Identify deeper insights from laboratory data


Finally, the improved data quality and integrity achieved through connectivity provides a robust foundation for more advanced analytics. For example, machine- and deep- learning methods can identify previously undetectable trends and deeper insights from your data to support decision-making or workflow optimization. With further use and training, these algorithms can be used to build AI into your workflows to improve laboratory processes, or automatically manage maintenance of instruments or equipment.


Taking this a step further, the most digitally mature laboratories will seek to prioritize connectivity in all environments. For example, extended reality (XR) tools provide scientists with hands-free access to LIMS while conducting experiments, so that – even while working in a cleanroom – a scientist can easily input data or view protocols.


To realize these benefits, laboratories must start with a solid connectivity framework, including a data management infrastructure that supports connectivity across laboratory operations.

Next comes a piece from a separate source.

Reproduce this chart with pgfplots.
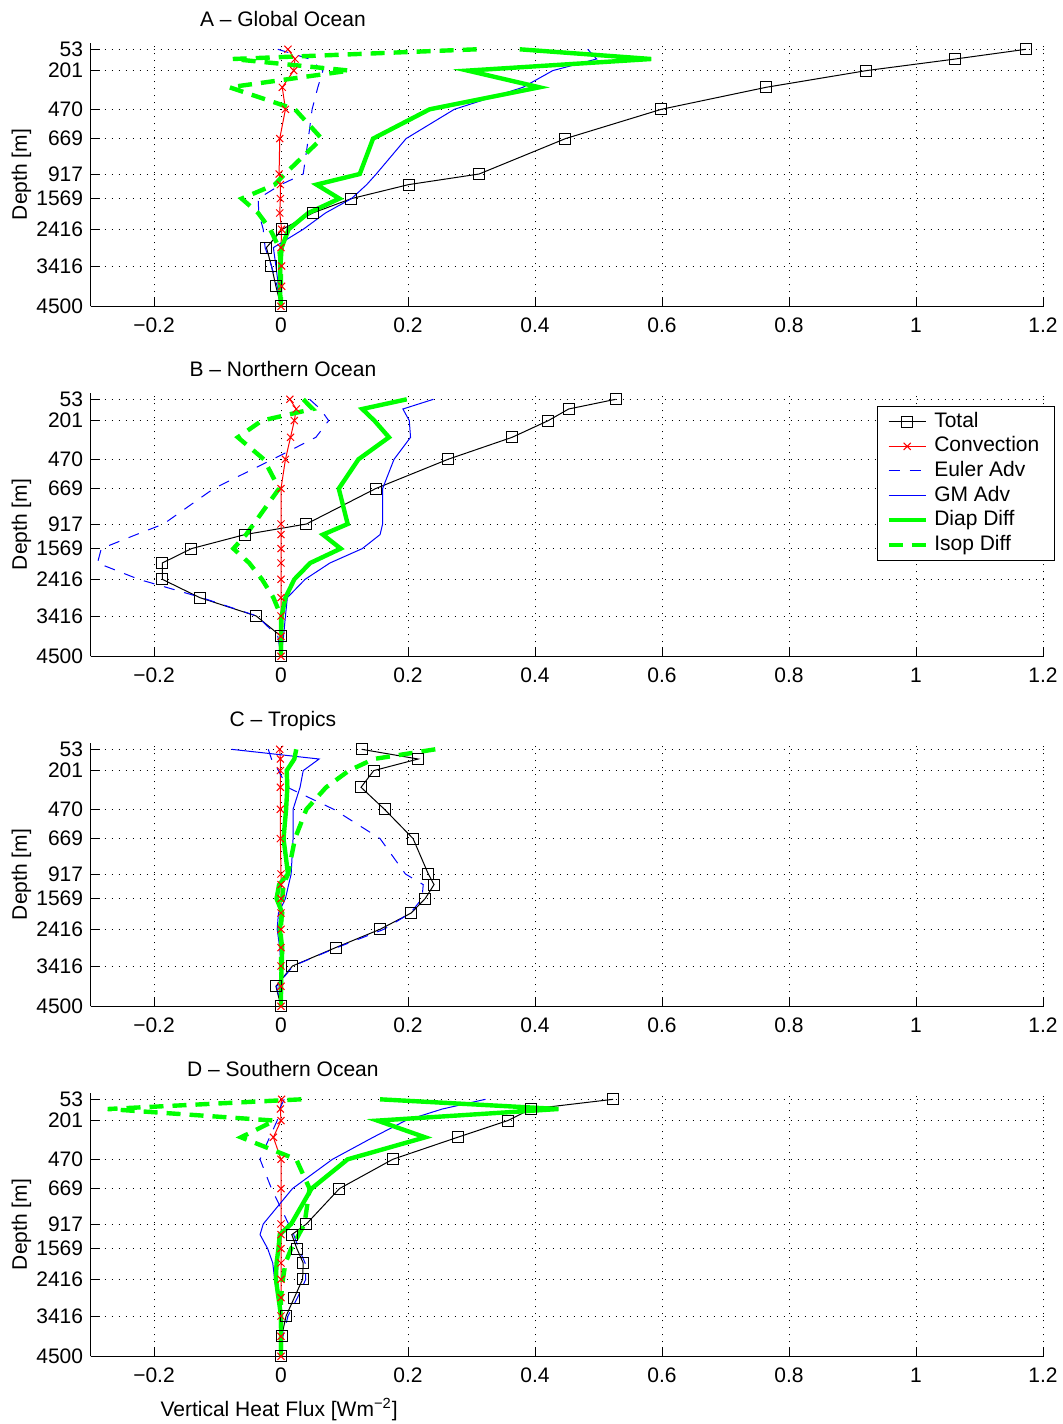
\documentclass[border=0pt]{standalone}
\usepackage{fontspec}
\setmainfont{Liberation Sans}
\usepackage{pgfplots}
\usepackage{pgfplotstable}
\pgfplotsset{compat=1.18}

% Vertical heat flux profiles [W m^-2] on the 15 model levels.
% Column s is the plotting position of each level (stretched depth axis:
% 0 = 53 m, -257 = 4500 m).
\pgfplotstableread{
s       total   conv    euler   gm      diap    isop
0       1.173   0.011  -0.005   0.483   0.376   0.308
-9.7    1.062   0.022   0.045   0.497   0.583  -0.076
-21.3   0.922   0.020   0.066   0.428   0.294   0.108
-38     0.764   0.002   0.058   0.381   0.407  -0.081
-60     0.599   0.007   0.049   0.273   0.234   0.022
-89.3   0.448  -0.002   0.043   0.197   0.145   0.064
-124.7  0.312  -0.003   0.035   0.150   0.124   0.006
-135.3  0.201  -0.001   0.000   0.135   0.056  -0.010
-149.3  0.111  -0.001  -0.036   0.111   0.092  -0.062
-163.7  0.050  -0.002  -0.035   0.070   0.043  -0.036
-180    0.002   0.001  -0.028   0.035   0.012  -0.017
-198.3 -0.023   0.000  -0.025  -0.012   0.001  -0.003
-216.7 -0.015   0.001  -0.015  -0.008  -0.001   0.000
-237   -0.008   0.001  -0.006  -0.004  -0.002   0.000
-257    0.000   0.000   0.000   0.000   0.000   0.000
}\globalocean

\pgfplotstableread{
s       total   conv    euler   gm      diap    isop
0       0.527   0.014   0.045   0.240   0.198   0.035
-9.7    0.453   0.024   0.062   0.192   0.128   0.050
-21.3   0.421   0.021   0.075   0.202   0.147  -0.030
-38     0.364   0.015   0.055   0.204   0.170  -0.068
-60     0.263   0.007  -0.013   0.178   0.122  -0.027
-89.3   0.149   0.000  -0.106   0.160   0.091  -0.003
-124.7  0.040   0.000  -0.185   0.160   0.105  -0.043
-135.3 -0.057   0.000  -0.228   0.156   0.066  -0.055
-149.3 -0.141   0.000  -0.283   0.128   0.094  -0.075
-163.7 -0.187   0.000  -0.289   0.077   0.046  -0.050
-180   -0.187   0.000  -0.224   0.038   0.021  -0.030
-198.3 -0.128   0.000  -0.125   0.010   0.007  -0.012
-216.7 -0.039   0.000  -0.038   0.007   0.001   0.000
-237    0.000   0.000  -0.005   0.004   0.000   0.000
-257    0.000   0.000   0.000   0.000   0.000   0.000
}\northernocean

\pgfplotstableread{
s       total   conv    euler   gm      diap    isop
0       0.127  -0.002  -0.020  -0.078   0.024   0.243
-9.7    0.216  -0.001  -0.015   0.060   0.021   0.146
-21.3   0.146  -0.001  -0.004   0.035   0.009   0.107
-38     0.126  -0.001   0.010   0.030   0.010   0.071
-60     0.163  -0.001   0.083   0.019   0.008   0.040
-89.3   0.208  -0.001   0.156   0.019   0.004   0.022
-124.7  0.232   0.000   0.196   0.016   0.011   0.011
-135.3  0.241   0.000   0.224   0.012  -0.003   0.004
-149.3  0.227   0.000   0.222   0.007  -0.007   0.002
-163.7  0.205   0.000   0.204  -0.004   0.002   0.001
-180    0.156   0.000   0.162  -0.006  -0.002   0.000
-198.3  0.086   0.000   0.088  -0.002   0.002   0.000
-216.7  0.018   0.000   0.019   0.000   0.001   0.000
-237   -0.008   0.000  -0.007  -0.003   0.000   0.000
-257    0.000   0.000   0.000   0.000   0.000   0.000
}\tropics

\pgfplotstableread{
s       total   conv    euler   gm      diap    isop
0       0.523   0.001   0.005   0.322   0.156   0.032
-9.7    0.394  -0.001  -0.002   0.254   0.437  -0.273
-21.3   0.357   0.000  -0.006   0.196   0.152  -0.010
-38     0.278  -0.012  -0.018   0.145   0.227  -0.063
-60     0.176   0.000  -0.033   0.081   0.105   0.024
-89.3   0.092   0.000  -0.015   0.018   0.048   0.045
-124.7  0.040   0.000   0.012  -0.028   0.016   0.037
-135.3  0.017   0.000   0.020  -0.033  -0.002   0.028
-149.3  0.025   0.000   0.028  -0.021  -0.004   0.016
-163.7  0.035   0.000   0.038  -0.013  -0.007   0.007
-180    0.034   0.000   0.039  -0.010  -0.008   0.003
-198.3  0.021   0.000   0.026  -0.006  -0.004   0.000
-216.7  0.008   0.000   0.011   0.000   0.000   0.000
-237    0.001   0.000   0.003   0.002   0.000   0.000
-257    0.000   0.000   0.000   0.000   0.000   0.000
}\southernocean

\pgfplotsset{
  fluxpanel/.style={
    scale only axis,
    width=476.25pt, height=131.75pt,
    xmin=-0.3, xmax=1.2, ymin=-257, ymax=6.5,
    axis x line*=bottom, axis y line*=left,
    axis line style={black, line width=0.5pt},
    xtick={-0.2,0,0.2,0.4,0.6,0.8,1,1.2},
    xticklabels={−0.2,0,0.2,0.4,0.6,0.8,1,1.2},
    ytick={-257,-216.7,-180,-149.3,-124.7,-89.3,-60,-21.3,0},
    yticklabels={4500,3416,2416,1569,917,669,470,201,53},
    xticklabel style={anchor=base, yshift=-13pt},
    grid=major,
    major grid style={black, line width=0.45pt, dash pattern=on 0.6pt off 2.9pt},
    tick style={black, line width=0.5pt},
    major tick length=4.75pt,
    tick align=inside,
    ylabel={Depth [m]},
    ylabel style={at={(axis description cs:-0.0667,0.5)}, anchor=base},
    title style={at={(axis description cs:0.202,1)}, anchor=base, yshift=2pt},
    clip=false,
    legend image code/.code={
      \draw[mark repeat=2, mark phase=2, ##1]
        plot coordinates {(0pt,0pt) (9.25pt,0pt) (18.5pt,0pt)};
    },
  },
  total/.style={black, line width=0.5pt, mark=square, mark size=2.75pt},
  convection/.style={red, line width=0.5pt, mark=x, mark size=2.5pt},
  euleradv/.style={blue, line width=0.5pt, dash pattern=on 5.5pt off 5pt},
  gmadv/.style={blue, line width=0.5pt},
  diapdiff/.style={green, line width=2.2pt},
  isopdiff/.style={green, line width=2.2pt, dash pattern=on 7pt off 4.5pt},
}

\begin{document}
\fontsize{10.5pt}{12.6pt}\selectfont
\begin{tikzpicture}
\path[use as bounding box] (0,0) rectangle (531.5pt,-712pt);

% A: global ocean
\begin{axis}[fluxpanel, at={(45.25pt,-21.4pt)}, anchor=north west,
  title={A – Global Ocean}]
  \addplot[total]      table[x=total, y=s] {\globalocean};
  \addplot[convection] table[x=conv,  y=s] {\globalocean};
  \addplot[euleradv]   table[x=euler, y=s] {\globalocean};
  \addplot[gmadv]      table[x=gm,    y=s] {\globalocean};
  \addplot[diapdiff]   table[x=diap,  y=s] {\globalocean};
  \addplot[isopdiff]   table[x=isop,  y=s] {\globalocean};
\end{axis}

% B: northern ocean, carries the legend
\begin{axis}[fluxpanel, at={(45.25pt,-196.4pt)}, anchor=north west,
  title={B – Northern Ocean},
  legend style={at={(axis description cs:0.8257,0.95)}, anchor=north west,
    draw=black, line width=0.5pt, fill=white, inner xsep=4.5pt, inner ysep=1.5pt,
    row sep=0pt, cells={anchor=west},
    nodes={inner ysep=1pt, inner xsep=3.2pt, text height=7.9pt, text depth=2.4pt}},
  legend cell align=left]
  \addplot[total]      table[x=total, y=s] {\northernocean};
  \addlegendentry{Total}
  \addplot[convection] table[x=conv,  y=s] {\northernocean};
  \addlegendentry{Convection}
  \addplot[euleradv]   table[x=euler, y=s] {\northernocean};
  \addlegendentry{Euler Adv}
  \addplot[gmadv]      table[x=gm,    y=s] {\northernocean};
  \addlegendentry{GM Adv}
  \addplot[diapdiff]   table[x=diap,  y=s] {\northernocean};
  \addlegendentry{Diap Diff}
  \addplot[isopdiff]   table[x=isop,  y=s] {\northernocean};
  \addlegendentry{Isop Diff}
\end{axis}

% C: tropics
\begin{axis}[fluxpanel, at={(45.25pt,-371.4pt)}, anchor=north west,
  title={C – Tropics}]
  \addplot[total]      table[x=total, y=s] {\tropics};
  \addplot[convection] table[x=conv,  y=s] {\tropics};
  \addplot[euleradv]   table[x=euler, y=s] {\tropics};
  \addplot[gmadv]      table[x=gm,    y=s] {\tropics};
  \addplot[diapdiff]   table[x=diap,  y=s] {\tropics};
  \addplot[isopdiff]   table[x=isop,  y=s] {\tropics};
\end{axis}

% D: southern ocean
\begin{axis}[fluxpanel, at={(45.25pt,-546.4pt)}, anchor=north west,
  title={D – Southern Ocean},
  xlabel={Vertical Heat Flux [Wm\textsuperscript{−2}]},
  xlabel style={at={(axis description cs:0.198,0)}, anchor=base, yshift=-30pt}]
  \addplot[total]      table[x=total, y=s] {\southernocean};
  \addplot[convection] table[x=conv,  y=s] {\southernocean};
  \addplot[euleradv]   table[x=euler, y=s] {\southernocean};
  \addplot[gmadv]      table[x=gm,    y=s] {\southernocean};
  \addplot[diapdiff]   table[x=diap,  y=s] {\southernocean};
  \addplot[isopdiff]   table[x=isop,  y=s] {\southernocean};
\end{axis}
\end{tikzpicture}
\end{document}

How to build connectivity in your laboratory


In many cases, legacy data infrastructure prevents scientists from benefitting from the insights that a connected and automated laboratory can bring. In a survey of global laboratory leaders, 67% said their efforts to automate their laboratories at scale was hindered by their current laboratory equipment and 71% said their laboratory software was preventing these efforts.1


To realize the potential of Lab 4.0, you need an effective LIMS to provide the necessary foundations of high quality, high integrity data. It’s essential to have a system that manages the entire workflow and adheres to ALCOA+ principles (Figure 1).


Table showing ALCOA+ principles
Figure 1: ALCOA+ principles


A state-of-the-art LIMS can provide:


1. Connectivity: By connecting to instrument sensors and eliminating manual data entry via devices such as electronic lab notebooks or advanced tools such as augmented reality (AR), an effective LIMS can support the real-time integrated flow of high-quality data between processes, equipment and people to achieve a truly connected, automated and intelligent laboratory.


2. Compliance and security: Through a secure system with data access control, version control and automated logging of events, a LIMS provides an instant audit trail and regulatory compliant data management – ensuring all raw data and associated metadata is accessible for the entire data lifecycle.


3. Workflow and consumables management: A LIMS is not only a centralized secure location for data. More recent iterations also comprise lab execution capabilities, managing laboratory workflows from sample through to final result, guiding analysts through standard operating procedures to ensure and document compliance, and maintaining supply availability by managing stocks of consumables, reagents and other chemicals.


Combined with a culture that supports digitalization, a LIMS that enables laboratory connectivity is essential for any organization’s digital transformation journey.


Conclusion


The laboratory of the future is a connected, automated environment that enables scientists to quickly engage with equipment, data and collaborators wherever they are. To progress towards digital maturity, and realize the productivity and quality gains promised by Lab 4.0, a critical first step is connectivity. Key to achieving this connectivity is to implement a LIMS that integrates organizational and laboratory systems and instrumentation, regardless of manufacturer or technique, to improve data quality and preserve data integrity. This will allow your organization to benefit from maximum automation, advanced analytical technologies and a highly skilled globally distributed workforce.